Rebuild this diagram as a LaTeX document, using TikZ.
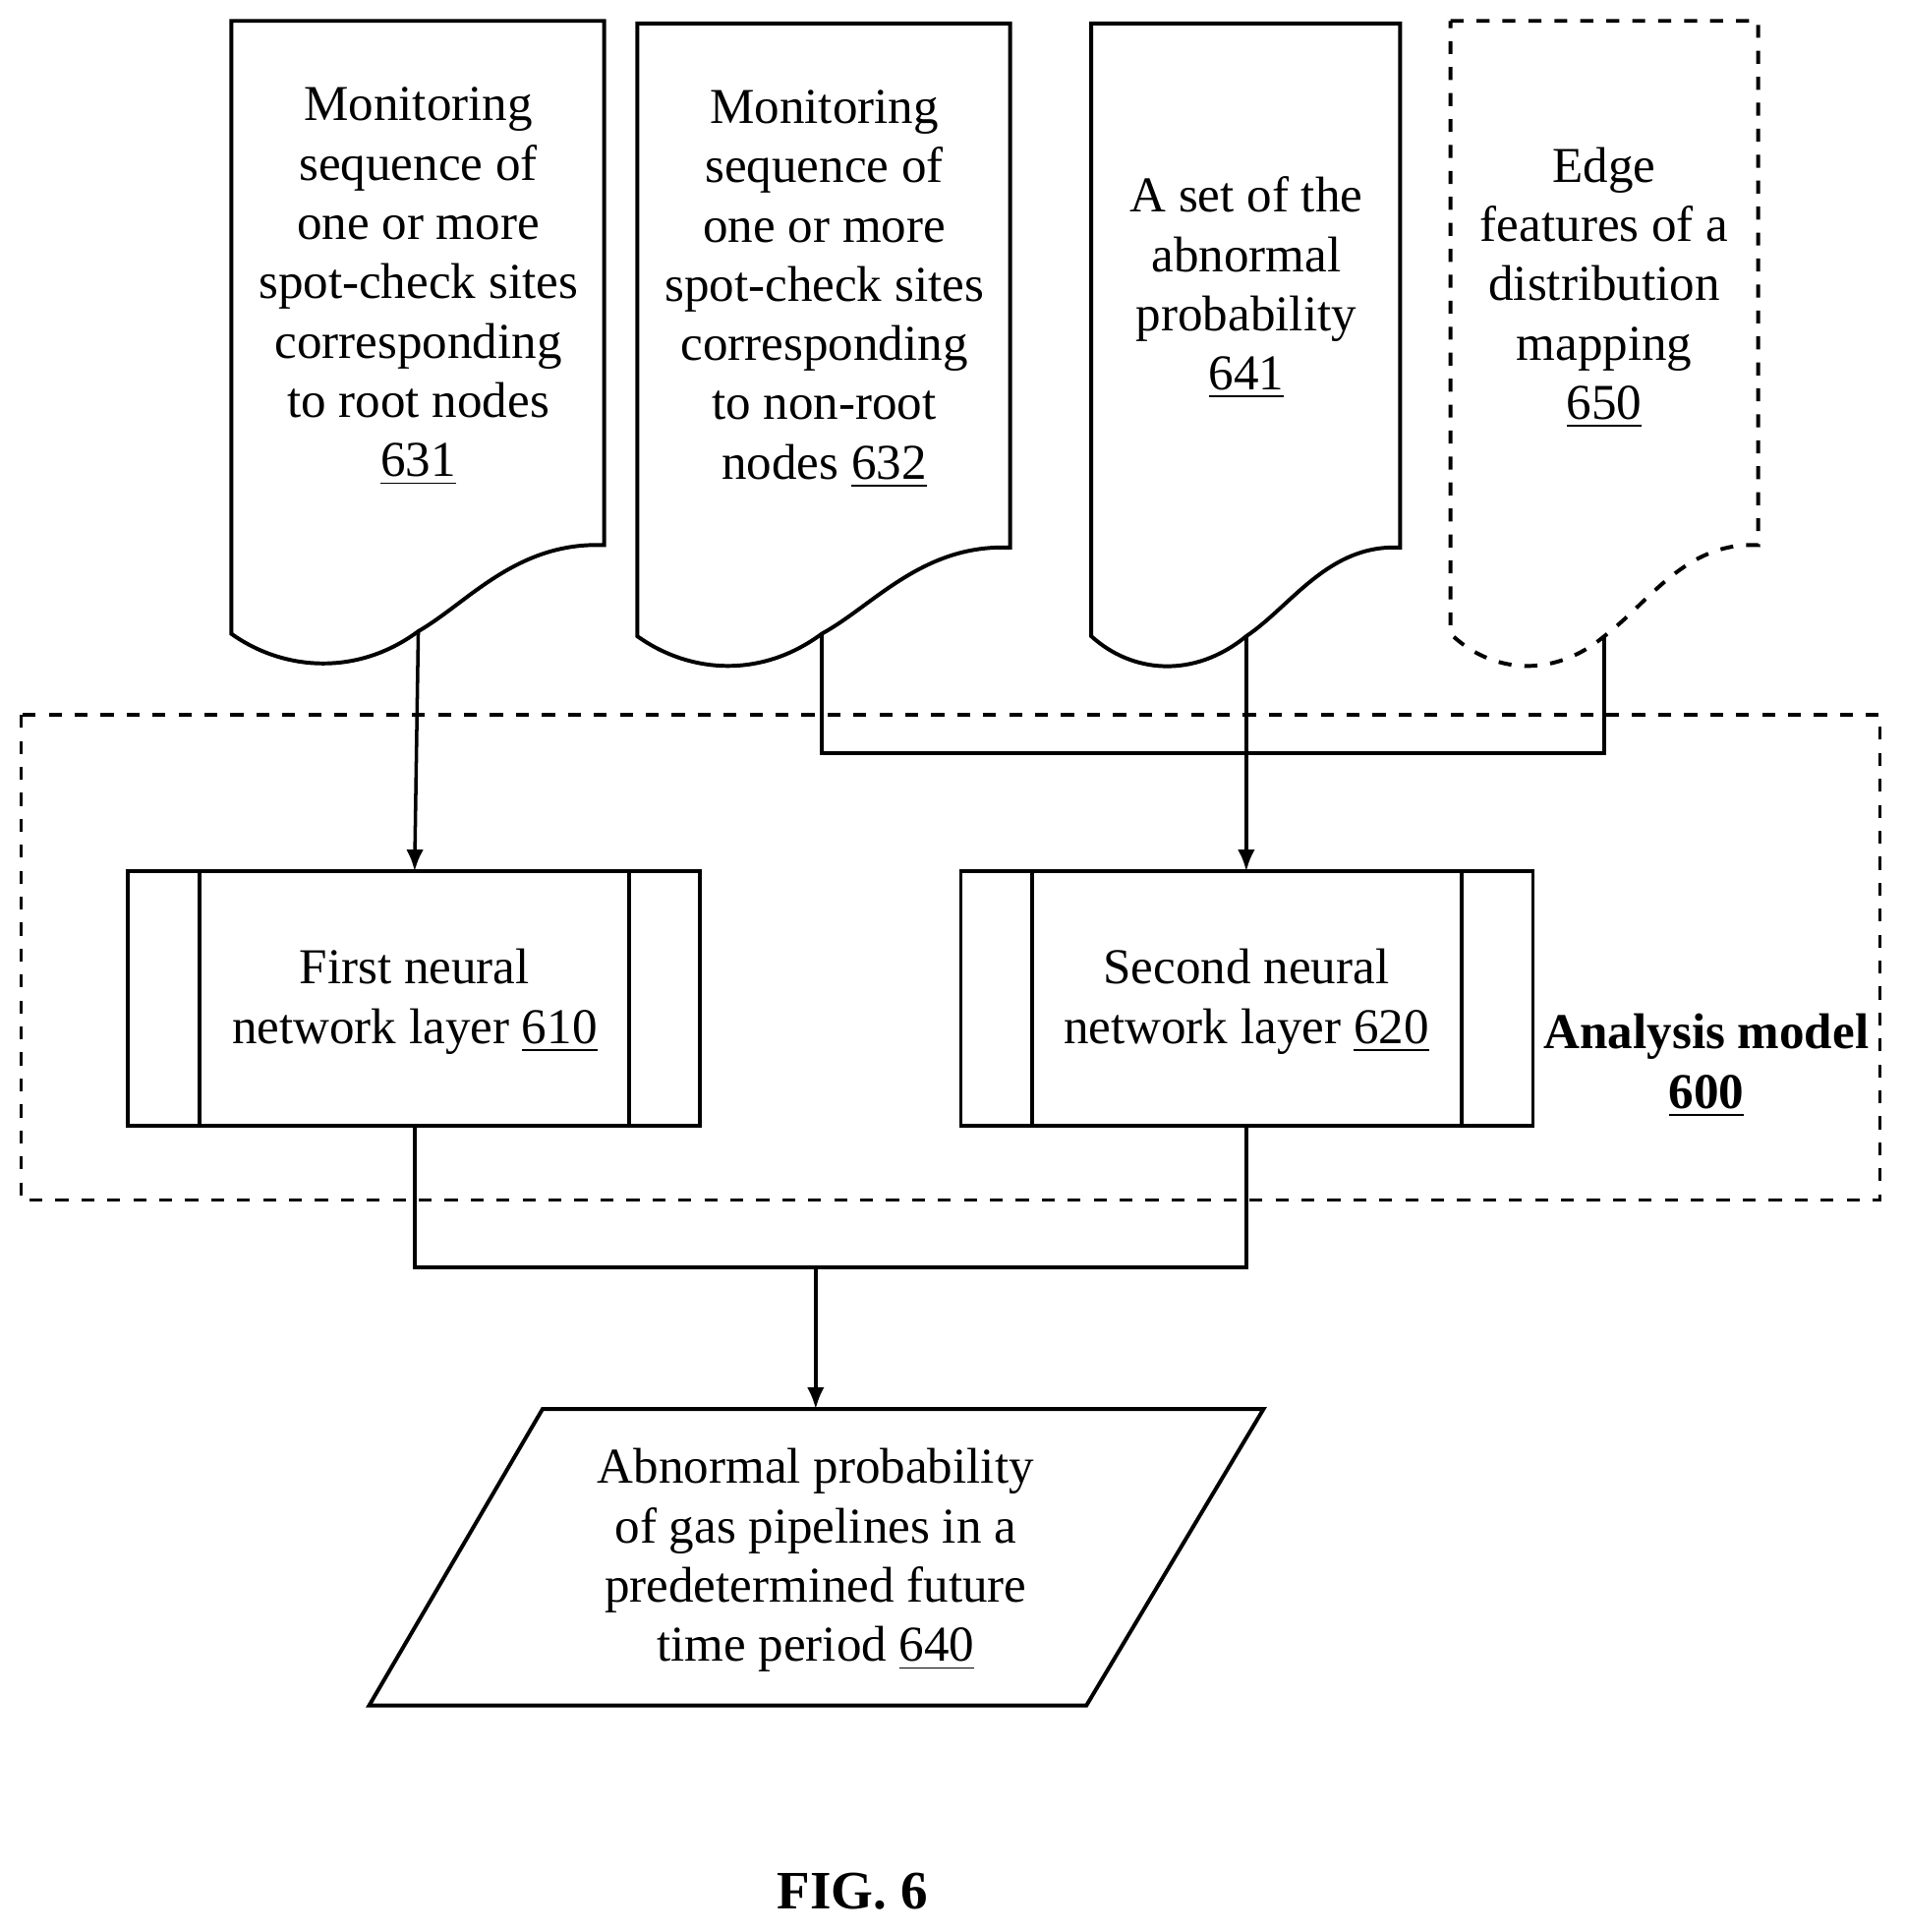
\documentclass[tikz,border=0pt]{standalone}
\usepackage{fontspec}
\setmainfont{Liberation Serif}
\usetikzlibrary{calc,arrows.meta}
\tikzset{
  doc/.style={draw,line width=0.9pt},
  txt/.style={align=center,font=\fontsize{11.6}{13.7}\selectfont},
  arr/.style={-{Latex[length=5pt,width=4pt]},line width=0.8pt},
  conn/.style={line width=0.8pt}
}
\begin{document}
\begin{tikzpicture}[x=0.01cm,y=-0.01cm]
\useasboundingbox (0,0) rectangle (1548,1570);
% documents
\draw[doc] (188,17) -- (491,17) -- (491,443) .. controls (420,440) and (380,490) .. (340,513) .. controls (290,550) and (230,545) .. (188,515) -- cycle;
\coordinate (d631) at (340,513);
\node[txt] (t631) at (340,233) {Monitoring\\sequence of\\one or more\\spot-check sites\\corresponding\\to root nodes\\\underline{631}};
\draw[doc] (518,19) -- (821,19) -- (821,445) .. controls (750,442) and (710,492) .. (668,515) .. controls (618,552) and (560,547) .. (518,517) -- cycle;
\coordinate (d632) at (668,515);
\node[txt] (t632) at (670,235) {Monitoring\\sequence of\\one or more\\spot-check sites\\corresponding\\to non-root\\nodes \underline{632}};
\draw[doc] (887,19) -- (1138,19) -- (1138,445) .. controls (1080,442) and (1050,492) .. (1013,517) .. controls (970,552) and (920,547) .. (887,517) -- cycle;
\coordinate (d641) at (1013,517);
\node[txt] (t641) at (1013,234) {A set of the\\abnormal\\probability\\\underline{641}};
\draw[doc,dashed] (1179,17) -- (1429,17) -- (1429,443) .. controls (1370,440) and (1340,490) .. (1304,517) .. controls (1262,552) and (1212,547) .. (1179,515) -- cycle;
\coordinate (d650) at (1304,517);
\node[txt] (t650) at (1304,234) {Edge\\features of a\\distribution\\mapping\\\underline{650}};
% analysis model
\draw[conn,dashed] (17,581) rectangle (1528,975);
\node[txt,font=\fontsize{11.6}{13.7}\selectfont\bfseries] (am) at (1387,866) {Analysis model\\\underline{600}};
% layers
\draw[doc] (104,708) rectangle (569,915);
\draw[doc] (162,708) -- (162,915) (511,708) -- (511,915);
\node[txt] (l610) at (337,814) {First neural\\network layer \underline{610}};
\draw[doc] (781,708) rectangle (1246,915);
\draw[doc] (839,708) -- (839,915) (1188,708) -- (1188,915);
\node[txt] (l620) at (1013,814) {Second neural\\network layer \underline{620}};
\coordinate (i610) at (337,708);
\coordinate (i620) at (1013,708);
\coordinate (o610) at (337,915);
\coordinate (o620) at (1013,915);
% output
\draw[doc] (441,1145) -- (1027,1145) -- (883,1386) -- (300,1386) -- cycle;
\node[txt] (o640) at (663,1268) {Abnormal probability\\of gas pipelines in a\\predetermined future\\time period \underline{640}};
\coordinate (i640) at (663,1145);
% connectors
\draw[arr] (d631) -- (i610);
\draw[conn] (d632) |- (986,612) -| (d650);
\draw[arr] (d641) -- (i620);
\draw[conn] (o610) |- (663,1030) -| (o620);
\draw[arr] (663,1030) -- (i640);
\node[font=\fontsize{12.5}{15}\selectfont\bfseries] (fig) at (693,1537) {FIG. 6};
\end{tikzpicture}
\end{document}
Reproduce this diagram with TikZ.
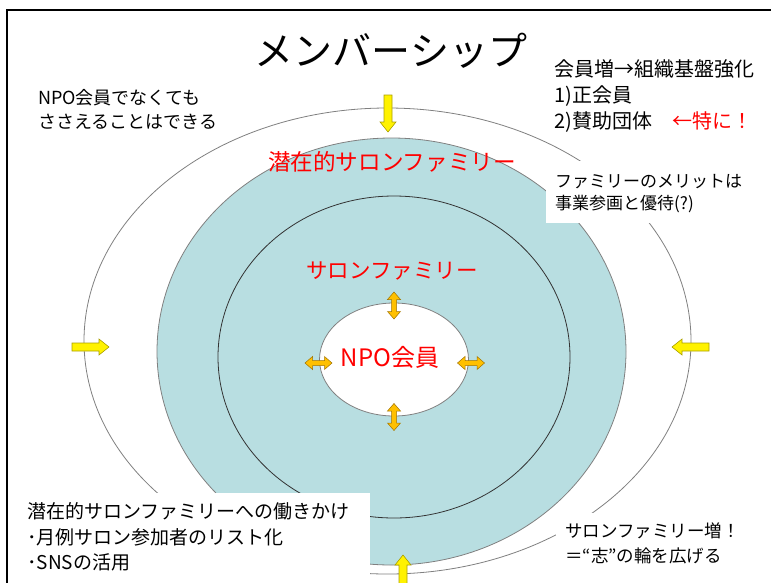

▶ [GOAL OF THE EXERCISE]:
Each line above that holds the string "diagram" should be copied and shown.

▶ [FINISHED TASK]:
Rebuild this diagram as a LaTeX document, using TikZ.
Reproduce this diagram with TikZ.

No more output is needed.